Steven Schveighoffer wrote:
On Tue, 09 Nov 2010 17:14:33 -0500, Don <nos...@nospam.com> wrote:

bearophile wrote:
Jonathan M Davis:

it would be possible to make it so that any objects allocated with new during CTFE would be in the dynamic heap during runtime.
This is possible, but it doesn't seem what you usually desire when you allocate an object at compile time.
 Bye,
bearophile

If it's mutable, it'll go on the heap. If it's immutable, it could optionally go into read-only memory (it will be exactly like the .init of a class instance). Classes which are used only during execution of CTFE functions will not be instantiated at runtime.

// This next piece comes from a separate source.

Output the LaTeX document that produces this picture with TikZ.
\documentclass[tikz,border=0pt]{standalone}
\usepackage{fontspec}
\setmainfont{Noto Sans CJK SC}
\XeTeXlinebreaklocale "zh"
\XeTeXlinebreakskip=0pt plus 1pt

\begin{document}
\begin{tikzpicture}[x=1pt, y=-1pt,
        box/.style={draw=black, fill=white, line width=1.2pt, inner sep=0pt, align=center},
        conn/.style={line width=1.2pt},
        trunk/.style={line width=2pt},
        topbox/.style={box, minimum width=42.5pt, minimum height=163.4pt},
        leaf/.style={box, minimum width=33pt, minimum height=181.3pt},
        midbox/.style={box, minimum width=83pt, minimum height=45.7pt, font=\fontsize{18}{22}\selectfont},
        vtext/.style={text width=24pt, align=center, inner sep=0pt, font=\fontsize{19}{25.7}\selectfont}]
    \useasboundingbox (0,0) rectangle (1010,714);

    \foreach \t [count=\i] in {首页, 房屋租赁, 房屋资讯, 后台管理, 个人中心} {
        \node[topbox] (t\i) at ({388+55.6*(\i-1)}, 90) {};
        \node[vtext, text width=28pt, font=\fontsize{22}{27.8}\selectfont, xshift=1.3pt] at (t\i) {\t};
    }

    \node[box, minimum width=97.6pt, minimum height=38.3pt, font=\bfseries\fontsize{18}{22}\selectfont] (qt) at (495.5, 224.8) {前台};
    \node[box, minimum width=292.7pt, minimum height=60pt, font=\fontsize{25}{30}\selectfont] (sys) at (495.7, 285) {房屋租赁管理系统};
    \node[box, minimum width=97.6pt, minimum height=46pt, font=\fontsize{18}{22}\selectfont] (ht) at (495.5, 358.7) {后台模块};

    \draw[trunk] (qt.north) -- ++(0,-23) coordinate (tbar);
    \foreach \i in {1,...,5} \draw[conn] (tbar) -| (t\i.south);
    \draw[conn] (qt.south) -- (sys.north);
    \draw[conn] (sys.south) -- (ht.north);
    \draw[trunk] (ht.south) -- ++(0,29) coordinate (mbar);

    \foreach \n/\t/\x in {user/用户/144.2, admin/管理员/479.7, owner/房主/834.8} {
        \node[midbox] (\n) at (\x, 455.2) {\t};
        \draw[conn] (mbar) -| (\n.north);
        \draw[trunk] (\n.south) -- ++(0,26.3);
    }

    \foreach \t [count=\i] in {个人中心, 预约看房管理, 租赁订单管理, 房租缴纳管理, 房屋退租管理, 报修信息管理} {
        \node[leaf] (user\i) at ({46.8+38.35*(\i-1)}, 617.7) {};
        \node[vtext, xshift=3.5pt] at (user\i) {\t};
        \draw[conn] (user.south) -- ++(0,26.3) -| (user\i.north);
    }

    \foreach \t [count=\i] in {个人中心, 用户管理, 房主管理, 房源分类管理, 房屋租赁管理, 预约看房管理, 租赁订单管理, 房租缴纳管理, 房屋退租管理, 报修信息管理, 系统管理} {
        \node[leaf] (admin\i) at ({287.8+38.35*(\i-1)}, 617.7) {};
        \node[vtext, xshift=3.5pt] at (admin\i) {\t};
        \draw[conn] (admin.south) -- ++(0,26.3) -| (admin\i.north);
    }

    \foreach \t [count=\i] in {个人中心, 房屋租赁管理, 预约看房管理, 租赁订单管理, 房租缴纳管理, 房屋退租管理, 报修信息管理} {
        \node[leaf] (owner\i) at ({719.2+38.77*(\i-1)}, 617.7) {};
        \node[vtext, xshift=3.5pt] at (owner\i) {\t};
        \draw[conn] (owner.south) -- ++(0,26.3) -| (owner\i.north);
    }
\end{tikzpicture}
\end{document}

Pardon my ignorance, but how can something evaluated at compile time go on the heap? The heap doesn't exist yet!

e.g.:

class C
{
  int[] buffer;
  this() pure { buffer = new int[125];}
}

C c = new C;

How does c go on the heap at compile time? Won't you have to re-run the constructor at runtime to get the right result? Not only that, but even if you did run the ctor at compile time, how do you make a copy of c for every thread without re-running the ctor?

-Steve

The situation isn't any different to what we already have. You can already do:

struct F
{
   int [] w;
}

F[] foo() {
   F[] x = new F[6];
   foreach(i; 0..x.length)
      x[i].w = new int[20];
   return x;
}
and foo() can be run at compile time.

OTOH, I don't know if there is any case where a CTFE value can actually end up on the heap at runtime. CTFE only kicks in when you need a manifest constant, and AFAIK there's no way to require a class manifest constant -- just an element of one.